The story ends by telling us that it is estimated that it will take ten years for the city to return to normal.
The treatment of the other city, Kamaishi, is much the same.
This is a narrative approach that might seem to have very limited application but it is in fact a developed form of “then and now”, a format much loved by a certain type of local history book and the whole basis of the work of men such as Camilo José Vergara whose Tracking Time projects *(2) document buildings, streets and neighbourhoods by taking photos from the same positions over more than 40 years.
Greg Battye, in his book Photography Narrative Time *(3), refers to Werner Wolf’s “multifactorial and gradable sliding scale of narrativity.” Wolf defines three cultural functions for narrativity:
- “enables a conscious perception of time”

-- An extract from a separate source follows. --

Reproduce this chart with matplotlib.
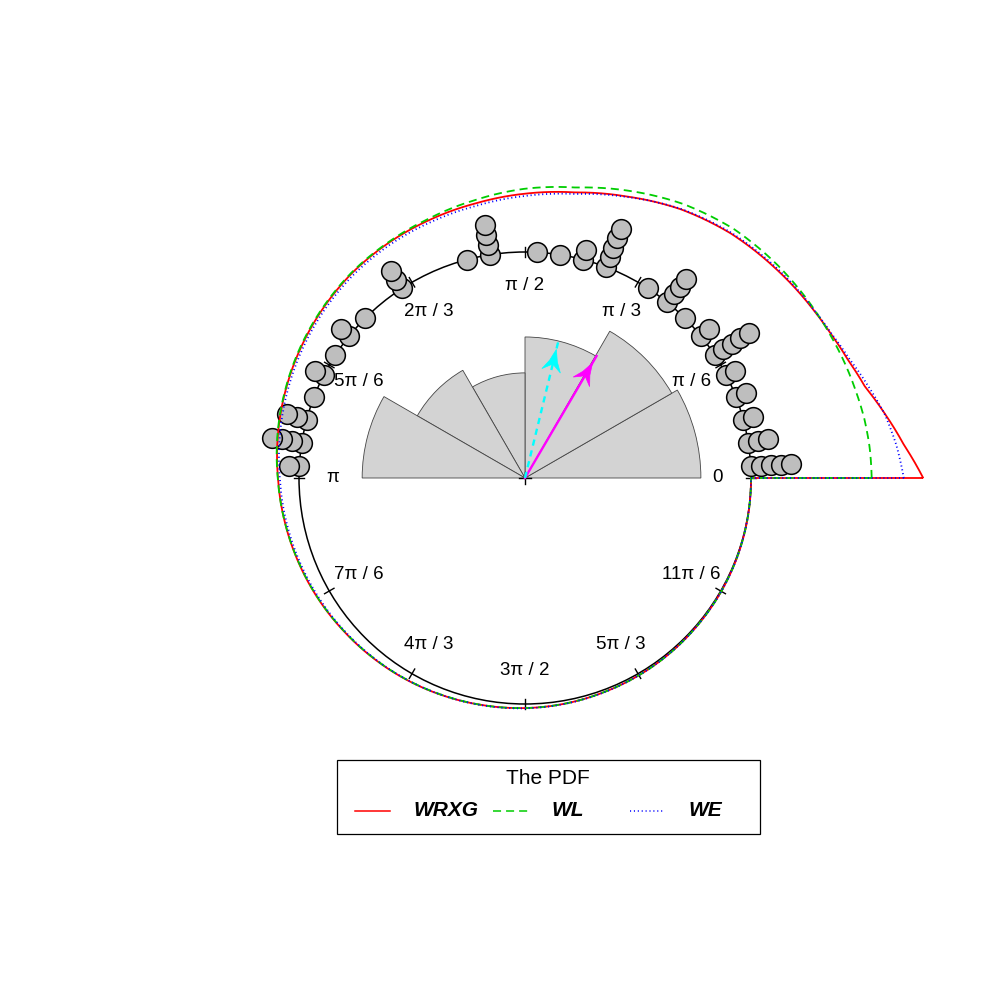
import numpy as np
import matplotlib
matplotlib.use('Agg')
import matplotlib.pyplot as plt
from matplotlib.patches import Circle, Wedge, Polygon, Rectangle, PathPatch
from matplotlib.path import Path

plt.rcParams['font.family'] = ['Liberation Sans', 'DejaVu Sans']
plt.rcParams['lines.scale_dashes'] = False

# stacked observations: bin centre (degrees) and how many points sit in that bin
bin_deg = [3, 9, 15, 21, 27, 33, 39, 45, 51, 57, 69, 75, 81, 87,
           99, 105, 123, 135, 141, 147, 153, 159, 165, 171, 177]
bin_count = [5, 3, 2, 2, 2, 5, 2, 1, 4, 1, 5, 2, 1, 1,
             4, 1, 3, 1, 2, 1, 2, 1, 3, 4, 2]

# rose diagram sectors, pi/6 wide
rose_edges_deg = [0, 30, 60, 90, 120, 150, 180, 210, 240, 270, 300, 330, 360]

# fitted densities drawn as radius 1 + pdf
curve_deg = [0, 5, 10, 15, 20, 25, 30, 40, 50, 60, 70, 80, 90, 100, 110, 120,
             130, 140, 150, 160, 170, 180, 190, 200, 210, 220, 230, 240, 250,
             260, 270, 280, 290, 300, 310, 320, 330, 340, 350, 360]
wrxg_r = [1.762, 1.683, 1.619, 1.558, 1.522, 1.497, 1.478, 1.445, 1.414, 1.374,
          1.325, 1.283, 1.258, 1.235, 1.218, 1.203, 1.187, 1.167, 1.147, 1.128,
          1.110, 1.093, 1.081, 1.070, 1.060, 1.050, 1.042, 1.035, 1.028, 1.022,
          1.018, 1.014, 1.010, 1.008, 1.006, 1.004, 1.003, 1.002, 1.001, 1.000]
wl_r = [1.534, 1.531, 1.524, 1.513, 1.503, 1.492, 1.482, 1.462, 1.438, 1.400,
        1.352, 1.305, 1.280, 1.250, 1.225, 1.206, 1.190, 1.170, 1.150, 1.130,
        1.112, 1.094, 1.081, 1.069, 1.059, 1.049, 1.041, 1.034, 1.027, 1.022,
        1.018, 1.014, 1.010, 1.008, 1.006, 1.004, 1.003, 1.002, 1.001, 1.000]
we_r = [1.676, 1.650, 1.617, 1.572, 1.530, 1.500, 1.480, 1.450, 1.418, 1.376,
        1.323, 1.276, 1.248, 1.224, 1.207, 1.193, 1.177, 1.158, 1.138, 1.119,
        1.101, 1.085, 1.074, 1.064, 1.055, 1.047, 1.040, 1.034, 1.028, 1.023,
        1.019, 1.015, 1.011, 1.008, 1.006, 1.004, 1.003, 1.002, 1.001, 1.000]

# mean direction arrows
arrow_deg = [59.6, 76.3]
arrow_len = [0.626, 0.621]

tick_labels = ['0', 'π / 6', 'π / 3', 'π / 2', '2π / 3', '5π / 6', 'π',
               '7π / 6', '4π / 3', '3π / 2', '5π / 3', '11π / 6']
legend_title = 'The PDF'
legend_labels = ['WRXG', 'WL', 'WE']

PX = 226.0       # pixels per unit radius
CX, CY = 525, 478
W_PX, H_PX = 990, 988

fig = plt.figure(figsize=(9.9, 9.88), dpi=100)
ax = fig.add_axes([0, 0, 1, 1])
ax.set_xlim(-CX / PX, (W_PX - CX) / PX)
ax.set_ylim(-(H_PX - CY) / PX, CY / PX)
ax.axis('off')

# polar overlay with the same centre and scale, for the density curves
RMAX = 2.0
half = RMAX * PX
pax = fig.add_axes([(CX - half) / W_PX, (H_PX - CY - half) / H_PX,
                    2 * half / W_PX, 2 * half / H_PX], projection='polar')
pax.set_rlim(0, RMAX)
pax.axis('off')
pax.patch.set_alpha(0)


def px(x, y):
    return (x - CX) / PX, (CY - y) / PX


# rose diagram from the binned points
counts = np.zeros(len(rose_edges_deg) - 1)
for d, c in zip(bin_deg, bin_count):
    counts[np.searchsorted(rose_edges_deg, d) - 1] += c
for i, c in enumerate(counts):
    if c > 0:
        ax.add_patch(Wedge((0, 0), np.sqrt(c) * 0.208, rose_edges_deg[i], rose_edges_deg[i + 1],
                           facecolor='#d3d3d3', edgecolor='#444444', lw=0.6, zorder=1))

# unit circle, ticks, labels
ax.add_patch(Circle((0, 0), 1, fill=False, edgecolor='black', lw=1.1, zorder=2))
for k, lab in enumerate(tick_labels):
    a = k * np.pi / 6
    ax.plot([0.976 * np.cos(a), 1.024 * np.cos(a)], [0.976 * np.sin(a), 1.024 * np.sin(a)],
            color='black', lw=1.0, zorder=2)
    ax.text(0.85 * np.cos(a), 0.85 * np.sin(a), lab, ha='center', va='center', fontsize=13.5)
ax.plot([-6 / PX, 6 / PX], [0, 0], color='black', lw=1.0, zorder=2)
ax.plot([0, 0], [-6 / PX, 6 / PX], color='black', lw=1.0, zorder=2)

# stacked points
step = 10.2 / PX
for d, c in zip(bin_deg, bin_count):
    a = np.deg2rad(d)
    for k in range(c):
        r = 1 + k * step
        ax.plot(r * np.cos(a), r * np.sin(a), 'o', ms=14.2, mfc='#bebebe', mec='black',
                mew=1.1, zorder=3)

# arrows
arrow_col = ['magenta', 'cyan']
arrow_ls = ['-', (0, (4.5, 3.5))]
for d, l, col, ls in zip(arrow_deg, arrow_len, arrow_col, arrow_ls):
    a = np.deg2rad(d)
    u = np.array([np.cos(a), np.sin(a)])
    n = np.array([-np.sin(a), np.cos(a)])
    ax.plot([0, l * u[0]], [0, l * u[1]], color=col, lw=1.7, linestyle=ls, zorder=4)
    tip = u * (l - 8 / PX)
    L, W, nd = 22 / PX, 9.5 / PX, 7 / PX
    pts = [tip,
           tip - u * L * 0.55 + n * W * 0.42,
           tip - u * L + n * W,
           tip - u * (L - nd),
           tip - u * L - n * W,
           tip - u * L * 0.55 - n * W * 0.42]
    ax.add_patch(Polygon(pts, closed=True, facecolor=col, edgecolor=col, lw=0.5, zorder=4))

# density curves, drawn in polar space so the segments follow the circle
styles = [('red', '-'), ('#00cd00', (0, (5.8, 3.6))), ('blue', (0, (0.8, 2.0)))]
th = np.deg2rad(curve_deg)
for rr, (col, ls) in zip([wrxg_r, wl_r, we_r], styles):
    verts = np.column_stack([np.append(th, 2 * np.pi), np.append(rr, rr[0])])
    path = Path(verts, _interpolation_steps=40)
    pax.add_patch(PathPatch(path, fill=False, edgecolor=col, lw=1.3, linestyle=ls))

# legend box
x0, y0 = px(337, 834)
ax.add_patch(Rectangle((x0, y0), 423 / PX, 74 / PX, fill=False, edgecolor='black', lw=0.9))
ax.text(*px(548, 779), legend_title, ha='center', va='center', fontsize=15)
hx = [355, 493, 630]
for h, lab, (col, ls) in zip(hx, legend_labels, styles):
    xa, ya = px(h, 811)
    xb, _ = px(h + 35, 811)
    ax.plot([xa, xb], [ya, ya], color=col, lw=1.1, linestyle=ls)
    ax.text(*px(h + 58, 811), lab, ha='left', va='center', fontsize=15,
            fontweight='bold', fontstyle='italic')

fig.savefig('out.png', dpi=100)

- “provides a possibility of accounting for the flux of experience in a meaningful way”
- “the basis for communicating, representing and storing memorable sequences of experience”
The “then and now” approach to narrative appears to deliver against each of these criteria. Steele Perkins uses time in three ways:
- the presentation using the extended panorama of a long street creates a sense of the time it took the photographer to walk its length;
- he shows the then and now separated by seven months;
- and, he foresees the future, a much longer period of time that it will take to rebuild this city.
(3) Battye, Greg. (2014) Photography Narrative Time: Imaging our Forensic Imagination. Kindle Edition Bristol: Intellect.